Ich würde aber schätzen, dass die Werbeseite weitaus wichtiger ist. Denn Spotify bekommt mit Gimlet und Anchor auch zwei unterschiedliche Werbetools für Podcaster an die Hand.

Das Niemanlab veröffentlicht den jüngsten Hotpod (Newsletter für Podcaster), in dem die Werbeseite für Gimlet bei Spotify beleuchtet wird. Zunächst zu den Einkünften bei Gimlet:

Gimlet doesn’t make its revenues public, but there are enough clues scattered about. We know that they made at least $7 million in 2016, back when they were more transparent about its inner workings. In mid-2017, a Recode piece reported that the company was on track to bring in $15 million that year. (That’s the number, by the way, that The Ringer hit in 2018.)

​Und zu Gimlets Werbegeschäft:​

But I also think Gimlet Creative, the company’s advertising division, is another key piece to appraise here. Consider that Spotify’s core competency isn’t content, but distribution, engagement, and monetization — and that monetization, in particular, is both a podcast problem a good deal of people are fixated on and the one that established media platforms (like Spotify, but also Pandora) fancy themselves well-positioned to solve with their existing assets.

We know that Spotify has been tinkering with podcast monetization; a recent press push noted that the company was experimenting with selling ads on its own original podcasts and that it’s currently exploring the possibility of building out its own ad-insertion tech.

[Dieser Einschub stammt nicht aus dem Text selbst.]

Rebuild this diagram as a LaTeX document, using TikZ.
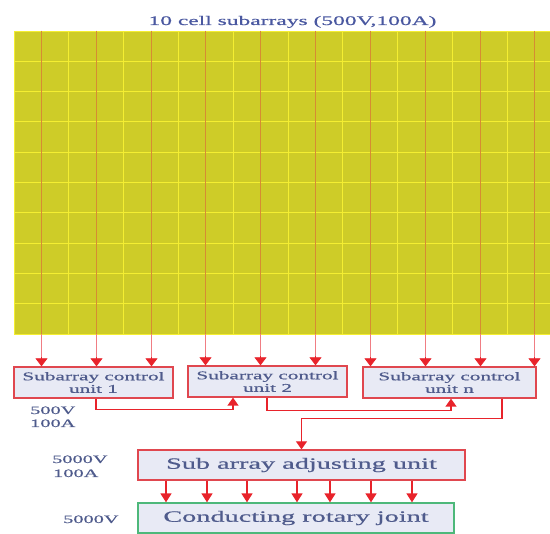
\documentclass[tikz,border=0pt]{standalone}
\usepackage{fontspec}
\setmainfont{Liberation Serif}[FakeStretch=1.8,FakeBold=0.6]
\usetikzlibrary{arrows.meta,calc}
\definecolor{panelc}{RGB}{206,204,40}
\definecolor{gridc}{RGB}{244,238,50}
\definecolor{redc}{RGB}{232,35,43}
\definecolor{feedin}{RGB}{214,140,50}
\definecolor{feedout}{RGB}{240,125,132}
\definecolor{boxred}{RGB}{224,71,79}
\definecolor{boxfill}{RGB}{232,234,245}
\definecolor{txtc}{RGB}{79,91,140}
\definecolor{titlec}{RGB}{74,88,160}
\definecolor{greenc}{RGB}{77,184,122}
\tikzset{
  unitbox/.style={draw=boxred, fill=boxfill, line width=1.3pt, minimum height=31pt, inner sep=0pt, align=center, text=txtc, font=\fontsize{11.8}{12.5}\selectfont},
  bigbox/.style={draw=boxred, fill=boxfill, line width=1.3pt, minimum height=30pt, inner sep=0pt, text=txtc, font=\fontsize{15.7}{17}\selectfont},
  conn/.style={draw=redc, line width=1.3pt, -{Triangle[width=11pt,length=8pt]}},
  conndown/.style={draw=redc, line width=1.6pt, -{Triangle[width=11pt,length=9pt]}},
  feedpanel/.style={draw=feedin, line width=1pt},
  feed/.style={draw=feedout, line width=1pt},
  feedtip/.style={draw=redc, fill=redc, line width=0.8pt, -{Triangle[width=12pt,length=8pt]}},
  lbl/.style={anchor=base west, inner sep=0pt, text=txtc, font=\fontsize{11.3}{13}\selectfont},
  panelbox/.style={fill=panelc, draw=gridc, line width=0.8pt, minimum width=536pt, minimum height=303pt, inner sep=0pt},
  gridline/.style={draw=gridc, line width=1pt}
}
\begin{document}
\begin{tikzpicture}[x=1pt,y=-1pt]
\useasboundingbox (0,0) rectangle (550,534);
% title
\node[anchor=base, inner sep=0pt, text=titlec, font=\fontsize{13.05}{15}\selectfont] (title) at (292.5,25) {10 cell subarrays (500V,100A)};
% panel
\node[panelbox] (panel) at (282,182.5) {};
\foreach \gx in {68.5,123.5,178.5,233.5,288.5,342.5,397.5,452.5,507.5} {
  \draw[gridline] (\gx,31) -- (\gx,334);
}
\foreach \gy in {61.5,91.5,121.5,152.5,182.5,212.5,243.5,273.5,303.5} {
  \draw[gridline] (14,\gy) -- (550,\gy);
}
% control units
\node[unitbox, minimum width=159pt] (u1) at (93.5,382.5) {Subarray control\\unit 1};
\node[unitbox, minimum width=159pt] (u2) at (267.5,381.5) {Subarray control\\unit 2};
\node[unitbox, minimum width=173pt] (un) at (449.5,382.5) {Subarray control\\unit n};
% feed lines from the panel
\foreach \x/\u in {41.5/u1, 96.5/u1, 151.5/u1, 205.5/u2, 260.5/u2, 315.5/u2, 370.5/un, 425.5/un, 480.5/un, 534.5/un} {
  \draw[feedpanel] (\x,0 |- panel.north) -- (\x,0 |- panel.south);
  \draw[feed] (\x,0 |- panel.south) -- (\x,0 |- \u.north);
  \draw[feedtip] ([yshift=9pt]\x,0 |- \u.north) -- (\x,0 |- \u.north);
}
% adjusting and joint
\node[bigbox, minimum width=327pt] (adj) at (301.5,465) {Sub array adjusting unit};
\node[bigbox, draw=greenc, minimum width=316pt] (cond) at (296,518) {Conducting rotary joint};
% connectors between units
\draw[conn] ([xshift=2.5pt]u1.south) -- ++(0,11) -| ([xshift=-34.5pt]u2.south);
\draw[conn] ([xshift=-0.5pt]u2.south) -- ++(0,13) -| ([xshift=1.5pt]un.south);
\draw[conn] ([xshift=52.5pt]un.south) -- ++(0,20) -| (adj.north);
\foreach \x in {166,207,247,297,330,371,412} {
  \draw[conndown] (\x,0 |- adj.south) -- (\x,0 |- cond.north);
}
% labels
\node[lbl] (l1) at (30,414) {500V};
\node[lbl] (l2) at (30,427) {100A};
\node[lbl] (l3) at (52,463) {5000V};
\node[lbl] (l4) at (53,477) {100A};
\node[lbl] (l5) at (63,523) {5000V};
\end{tikzpicture}
\end{document}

And I continue to be convinced that all of this is going to link back to, or draw lessons from, Spotify’s adventures in building direct relationships with musicians — first by striking deals with independent artists and then by rolling out a feature that allows artists to upload music directly and automatically receive royalty payouts. In other words, they’ve been trying to become the monetization layer for musicians straight-up. I imagine they would want to do the same for podcasts.

​Und weiter:

To put it another way, instead of seeing Spotify picking up one end-to-end podcast company, you could also perhaps see it as picking two different (albeit conjoined) assets that can each be applied to different aspects of its business: a publisher and a creative agency.

Man muss dazu wissen, dass Spotify bis dato ein, sagen wir, eher low-tech aufgesetztes Werbegeschäft betreibt. Ein Gefühl dafür bekommt man in der  hörenswerten Podcastepisode Deep Dive Wissen #17: Wie funktioniert Werbung auf Spotify? von Digital Kompakt, die just erschienen ist. Aktuell darf man bei Spotify im Musikumfeld werben, wenn man ab 10.000€ dafür ausgibt.

Vor allem angesichts der Tatsache, dass die Musikbranche immer über die geringen Werbeeinkünfte bei Spotify gestöhnt hat, hat mich der ineffiziente Werbeansatz bei Spotify schon länger irritiert.

Jetzt hat Spotify neben den Podcast-Inhalten auch zwei unterschiedliche Werbetools erworben. Gimlet ist weiter klassisch und low-tech wie Spotify auf den High-End-Markt ausgerichtet, nur eben auf Podcasts spezialisiert.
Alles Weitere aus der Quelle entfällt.